You mentioned in a comment that this formula is found in "Morianu and O'Neill" -- I think you must have been referring to Andrei Moroianu's Lectures on Kähler Geometry and Barrett O'Neill's Semi-Riemannian Geometry. I checked both references -- it turns out that O'Neill has a slightly different (and correct) formula, while Moroianu has the same incorrect formula you gave.
I think I figured out why Moroianu made this mistake. It comes down to interpreting O'Neill's formula incorrectly.
Here's what O'Neill actually claimed (Exercise $11$(d) on page $53$): $$ L_{fX} = f\, L_X - \mathscr D_{X\otimes df} \text{ (notation as in Exercise 10).} $$ And Exercise $10$ explains that for an arbitrary $(1,1)$-tensor field $B$, the notation $\mathscr D_B$ refers to the tensor derivation whose action on $0$-tensors is trivial and whose action on vector fields is $Y\mapsto B(Y)$, where we interpret a $(1,1)$-tensor field as an endomorphism of the tangent bundle.
Now for the $(1,1)$-tensor $B=X\otimes df$, the action of $\mathscr D_B$ on vector fields is $Y \mapsto df(Y) X$. Moroianu seems to have incorrectly (and very understandably, I might add) assumed that its action on $1$-forms is $\omega \mapsto \omega(X) df$. However, since we're extending $\mathscr D_B$ to act on all tensor fields as a derivation, this is incorrect.

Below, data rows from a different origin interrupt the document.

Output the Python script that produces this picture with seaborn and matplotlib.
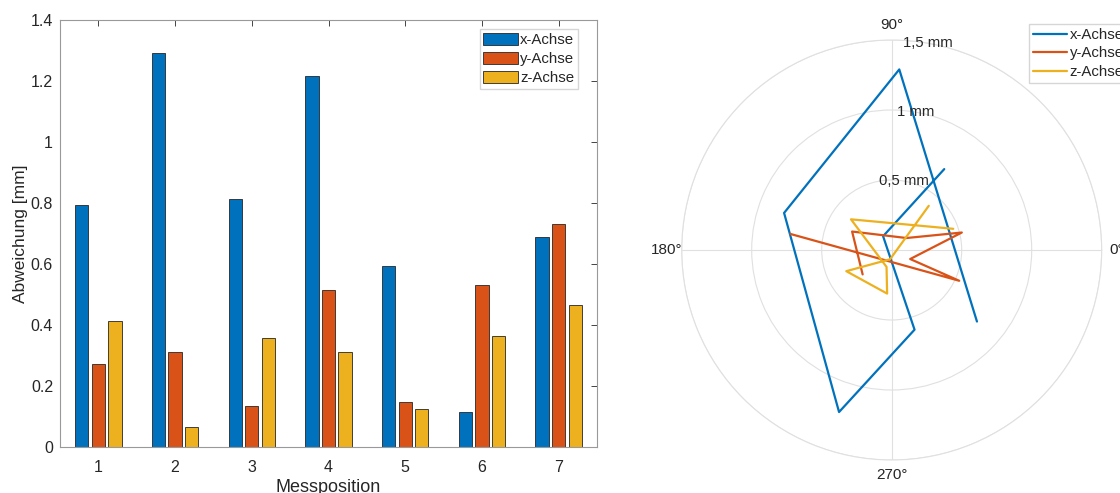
import numpy as np
import pandas as pd
import matplotlib
matplotlib.use("Agg")
import matplotlib.pyplot as plt
import seaborn as sns

positions = ["1", "2", "3", "4", "5", "6", "7"]
axes_names = ["x-Achse", "y-Achse", "z-Achse"]

x_dev = [0.795, 1.291, 0.813, 1.217, 0.592, 0.116, 0.689]
y_dev = [0.271, 0.312, 0.136, 0.516, 0.147, 0.530, 0.732]
z_dev = [0.412, 0.067, 0.358, 0.313, 0.126, 0.364, 0.465]

# Richtung der Abweichung in Grad
x_angle = [320, 87.6, 161, 252, 286, 122, 57]
y_angle = [220, 155, 39, 14, 334, 335.5, 171]
z_angle = [50, 260, 205, 264, 253, 143, 19]

r_ticks = [0.5, 1.0, 1.5]
r_labels = ["0,5 mm", "1 mm", "1,5 mm"]

colors = ["#0072BD", "#D95319", "#EDB120"]
txt = "#262626"

sns.set_style("white")
plt.rcParams["font.family"] = ["Liberation Sans", "DejaVu Sans"]
plt.rcParams["font.size"] = 11

df = pd.DataFrame({
    "Messposition": positions * 3,
    "Abweichung": x_dev + y_dev + z_dev,
    "Achse": np.repeat(axes_names, len(positions)),
    "Winkel": np.deg2rad(x_angle + y_angle + z_angle),
})

fig = plt.figure(figsize=(11.2, 4.93), dpi=100)

# --- Balkendiagramm ---
ax = fig.add_axes([60 / 1120, 46 / 493, 537 / 1120, 427 / 493])
sns.barplot(data=df, x="Messposition", y="Abweichung", hue="Achse",
            palette=colors, width=0.65, gap=0.2, saturation=1,
            edgecolor=txt, linewidth=0.6, ax=ax)
ax.set_ylim(0, 1.4)
ax.set_yticks(np.arange(0, 1.41, 0.2))
ax.set_yticklabels(["0", "0.2", "0.4", "0.6", "0.8", "1", "1.2", "1.4"])
ax.set_xlabel("Messposition", fontsize=13, color=txt, labelpad=3)
ax.set_ylabel("Abweichung [mm]", fontsize=12.5, color=txt, labelpad=2)
ax.tick_params(direction="in", top=True, right=True, length=4,
               colors=txt, labelsize=11.5, width=0.6)
ax.tick_params(axis="x", pad=9)
ax.tick_params(axis="y", pad=5)
for s in ax.spines.values():
    s.set_color("#999999")
    s.set_linewidth(0.8)
ax.legend(loc="upper right", bbox_to_anchor=(578 / 1120, 1 - 29 / 493),
          bbox_transform=fig.transFigure, borderaxespad=0, fancybox=False,
          edgecolor="#cccccc", handlelength=2.3, handleheight=0.9,
          handletextpad=0.15, borderpad=0.25, labelspacing=0.3, fontsize=10.8)

# --- Polardiagramm ---
axp = fig.add_axes([681.7 / 1120, 33 / 493, 420 / 1120, 420 / 493], projection="polar")
sns.lineplot(data=df, x="Winkel", y="Abweichung", hue="Achse", palette=colors,
             sort=False, estimator=None, linewidth=1.6, ax=axp)
axp.set_rlim(0, 1.5)
axp.set_rticks(r_ticks)
axp.set_yticklabels([])
for r, lab in zip(r_ticks, r_labels):
    axp.text(np.deg2rad(80), r, lab, ha="center", va="center",
             fontsize=10.7, color=txt)
axp.set_xticks(np.deg2rad([0, 90, 180, 270]))
axp.set_xticklabels(["0°", "90°", "180°", "270°"], fontsize=11, color=txt)
axp.tick_params(axis="x", pad=0)
axp.grid(color="#e0e0e0", linewidth=0.8)
axp.spines["polar"].set_color("#e0e0e0")
axp.spines["polar"].set_linewidth(0.8)
axp.set_xlabel("")
axp.set_ylabel("")
axp.legend(loc="upper left", bbox_to_anchor=(1029 / 1120, 1 - 24 / 493),
           bbox_transform=fig.transFigure, borderaxespad=0, fancybox=False,
           edgecolor="#cccccc", handlelength=2.3, handletextpad=0.15,
           borderpad=0.25, labelspacing=0.3, fontsize=10.8)

fig.savefig("out.png", dpi=100)
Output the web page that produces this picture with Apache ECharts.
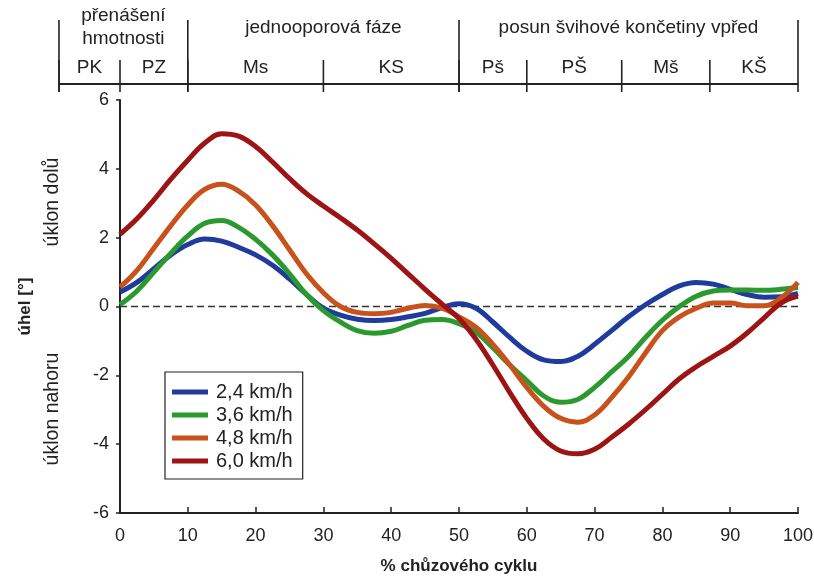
<!DOCTYPE html>
<html>
<head>
<meta charset="utf-8">
<script src="https://cdn.jsdelivr.net/npm/echarts@6/dist/echarts.min.js"></script>
<style>
html,body{margin:0;padding:0;background:#fff}
#main{width:814px;height:578px}
</style>
</head>
<body>
<div id="main"></div>
<script>
// % chuzoveho cyklu
var xs = [0, 2.5, 5, 7.5, 10, 12.5, 15, 17.5, 20, 22.5, 25, 27.5, 30, 32.5, 35, 37.5, 40, 42.5, 45, 47.5,
          50, 52.5, 55, 57.5, 60, 62.5, 65, 67.5, 70, 72.5, 75, 77.5, 80, 82.5, 85, 87.5, 90, 92.5, 95, 97.5, 100];
// uhel [°]
var v24 = [0.42, 0.7, 1.1, 1.5, 1.8, 1.96, 1.9, 1.72, 1.5, 1.2, 0.8, 0.35, -0.05, -0.25, -0.37, -0.41, -0.38, -0.3, -0.2, -0.03,
           0.08, -0.05, -0.45, -0.9, -1.3, -1.55, -1.6, -1.45, -1.1, -0.7, -0.3, 0.05, 0.35, 0.6, 0.7, 0.65, 0.5, 0.35, 0.27, 0.28, 0.38];
var v36 = [0.05, 0.45, 1.0, 1.55, 2.05, 2.42, 2.5, 2.3, 1.95, 1.5, 0.95, 0.35, -0.12, -0.45, -0.7, -0.78, -0.72, -0.55, -0.4, -0.38,
           -0.5, -0.75, -1.2, -1.7, -2.15, -2.6, -2.78, -2.7, -2.35, -1.9, -1.45, -0.9, -0.4, 0.0, 0.3, 0.45, 0.48, 0.48, 0.47, 0.5, 0.55];
var v48 = [0.56, 1.05, 1.7, 2.35, 2.95, 3.4, 3.55, 3.35, 2.95, 2.35, 1.65, 0.95, 0.4, 0.0, -0.17, -0.21, -0.17, -0.05, 0.03, -0.05,
           -0.3, -0.6, -1.1, -1.7, -2.35, -2.9, -3.25, -3.36, -3.15, -2.65, -2.05, -1.35, -0.7, -0.3, -0.05, 0.1, 0.1, 0.02, 0.02, 0.25, 0.7];
var v60 = [2.1, 2.55, 3.1, 3.7, 4.25, 4.75, 5.02, 4.95, 4.65, 4.2, 3.72, 3.28, 2.92, 2.58, 2.22, 1.82, 1.4, 0.95, 0.5, 0.07,
           -0.35, -0.95, -1.7, -2.5, -3.25, -3.85, -4.2, -4.28, -4.15, -3.8, -3.42, -3.0, -2.55, -2.1, -1.75, -1.45, -1.15, -0.77, -0.33, 0.1, 0.3];

var names = ['2,4 km/h', '3,6 km/h', '4,8 km/h', '6,0 km/h'];
var colors = ['#1f3c9c', '#2b9a2e', '#c9511c', '#9c1414'];

// zahlavi - faze kroku
var groupLabels = ['přenášení\nhmotnosti', 'jednooporová fáze', 'posun švihové končetiny vpřed'];
var groupBounds = [-9, 10, 50, 100];
var subLabels = ['PK', 'PZ', 'Ms', 'KS', 'Pš', 'PŠ', 'Mš', 'KŠ'];
var subBounds = [-9, 0, 10, 30, 50, 60, 74, 87, 100];

var FONT = 'Liberation Sans Narrow, Liberation Sans, Arial, sans-serif';

function pairs(ys) {
	return xs.map(function(x, i) { return [x, ys[i]]; });
}
function spans(bounds) {
	var out = [];
	for (var i = 0; i < bounds.length - 1; i++) {
		out.push([bounds[i], bounds[i + 1], i]);
	}
	return out;
}

var chart = echarts.init(document.getElementById('main'));

function lineSeries(name, ys, color) {
	return {
		name: name,
		type: 'line',
		data: pairs(ys),
		smooth: 0.4,
		showSymbol: false,
		lineStyle: {width: 5, color: color},
		itemStyle: {color: color},
		z: 3
	};
}

var series = [
	{
		name: 'nula',
		type: 'line',
		data: [[0, 0], [100, 0]],
		showSymbol: false,
		silent: true,
		lineStyle: {width: 1.6, color: '#333', type: [7, 4]},
		z: 2
	},
	lineSeries(names[0], v24, colors[0]),
	lineSeries(names[1], v36, colors[1]),
	lineSeries(names[2], v48, colors[2]),
	lineSeries(names[3], v60, colors[3]),
	{
		// hlavni faze
		type: 'custom',
		xAxisIndex: 1,
		yAxisIndex: 1,
		silent: true,
		clip: false,
		data: spans(groupBounds),
		renderItem: function(params, api) {
			var x0 = api.value(0), x1 = api.value(1), i = api.value(2);
			var top = api.coord([x0, 0.875]), bot = api.coord([x0, -0.025]);
			var mid = api.coord([(x0 + x1) / 2, 0.78]);
			var kids = [
				{type: 'line', shape: {x1: top[0], y1: top[1], x2: bot[0], y2: bot[1]}, style: {stroke: '#222', lineWidth: 1.6}},
				{type: 'text', style: {text: groupLabels[i], x: mid[0], y: mid[1], align: 'center', verticalAlign: 'middle',
					fontSize: 19, lineHeight: 23, fontFamily: FONT, fill: '#222'}}
			];
			if (i == groupLabels.length - 1) {
				var top2 = api.coord([x1, 0.875]), bot2 = api.coord([x1, -0.025]);
				kids.push({type: 'line', shape: {x1: top2[0], y1: top2[1], x2: bot2[0], y2: bot2[1]}, style: {stroke: '#222', lineWidth: 1.6}});
			}
			return {type: 'group', children: kids};
		}
	},
	{
		// podfaze
		type: 'custom',
		xAxisIndex: 1,
		yAxisIndex: 1,
		silent: true,
		clip: false,
		data: spans(subBounds),
		renderItem: function(params, api) {
			var x0 = api.value(0), x1 = api.value(1), i = api.value(2);
			var top = api.coord([x0, 0.375]), bot = api.coord([x0, -0.025]);
			var a = api.coord([x0, 0.075]), b = api.coord([x1, 0.075]);
			var mid = api.coord([(x0 + x1) / 2, 0.275]);
			return {type: 'group', children: [
				{type: 'line', shape: {x1: top[0], y1: top[1], x2: bot[0], y2: bot[1]}, style: {stroke: '#222', lineWidth: 1.6}},
				{type: 'line', shape: {x1: a[0], y1: a[1], x2: b[0], y2: b[1]}, style: {stroke: '#222', lineWidth: 2}},
				{type: 'text', style: {text: subLabels[i], x: mid[0], y: mid[1], align: 'center', verticalAlign: 'middle',
					fontSize: 19, fontFamily: FONT, fill: '#222'}}
			]};
		}
	}
];

var option = {
	backgroundColor: '#fff',
	animation: false,
	textStyle: {fontFamily: FONT, color: '#222'},
	legend: {
		data: names,
		orient: 'vertical',
		left: 165,
		top: 372,
		icon: 'rect',
		itemWidth: 36,
		itemHeight: 5,
		itemGap: 3,
		padding: [10, 10, 8, 7],
		borderColor: '#222',
		borderWidth: 1.2,
		borderRadius: 0,
		textStyle: {fontSize: 20, lineHeight: 18.5, color: '#222', fontFamily: FONT, padding: [0, 0, 0, 3]}
	},
	grid: [
		{left: 120, right: 16, top: 100, bottom: 65, outerBoundsMode: 'none', containLabel: false},
		{left: 120, right: 16, top: 10, height: 80, outerBoundsMode: 'none', containLabel: false}
	],
	xAxis: [
		{
			type: 'value', min: 0, max: 100, interval: 10,
			name: '% chůzového cyklu', nameLocation: 'middle', nameGap: 45,
			nameTextStyle: {fontSize: 17, fontWeight: 'bold', color: '#222'},
			axisLine: {onZero: false, lineStyle: {color: '#222', width: 2}},
			axisTick: {inside: true, length: 6, lineStyle: {color: '#222', width: 1.5}},
			axisLabel: {fontSize: 18, color: '#222', margin: 14},
			splitLine: {show: false}
		},
		{gridIndex: 1, type: 'value', min: 0, max: 100, show: false}
	],
	yAxis: [
		{
			type: 'value', min: -6, max: 6, interval: 2,
			name: 'úhel [°]', nameLocation: 'middle', nameGap: 86, nameRotate: 90,
			nameTextStyle: {fontSize: 17, fontWeight: 'bold', color: '#222'},
			axisLine: {show: true, onZero: false, lineStyle: {color: '#222', width: 2}},
			axisTick: {show: true, length: 4, lineStyle: {color: '#222', width: 1.5}},
			axisLabel: {fontSize: 18, color: '#222', margin: 11},
			splitLine: {show: false}
		},
		{gridIndex: 1, type: 'value', min: 0, max: 1, show: false}
	],
	graphic: [
		{type: 'text', x: 53, y: 202, rotation: Math.PI / 2,
			style: {text: 'úklon dolů', align: 'center', verticalAlign: 'middle', fontSize: 19.5, fontFamily: FONT, fill: '#222'}},
		{type: 'text', x: 53, y: 409, rotation: Math.PI / 2,
			style: {text: 'úklon nahoru', align: 'center', verticalAlign: 'middle', fontSize: 19.5, fontFamily: FONT, fill: '#222'}}
	],
	series: series
};
chart.setOption(option);
</script>
</body>
</html>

Notice that since $\mathscr D_B$ acts trivially on $0$-tensors, is a derivation with respect to tensor product, and commutes with contractions, we have \begin{align*} 0 &= \mathscr D_B(\omega(Y))\\ &= \mathscr D_B (\text{tr}(\omega\otimes Y)) \\ &= \text{tr}(\mathscr D_B(\omega\otimes Y))\\ &= \text{tr}\big(\mathscr D_B(\omega) \otimes Y + \omega \otimes \mathscr D_B(Y)\big)\\ &= \mathscr D_B(\omega)(Y) + \omega ( B(Y )), \end{align*} from which it follows that $\mathscr D_B(\omega)(Y) = - \omega(B(Y))$.
In particular, this implies $$ \mathscr D_{X\otimes df}(\omega)(Y) = - \omega(\mathscr D_{X\otimes df}(Y) ) = - \omega( df(Y) X ) = - \omega(X) df(Y), $$ or more succinctly $\mathscr D_{X\otimes df}(\omega)= - \omega(X) df$. Combining this with the formula O'Neill stated yields the formula you proved.
(A somewhat simpler way to do the proof, by the way, is to use Cartan's magic formula.)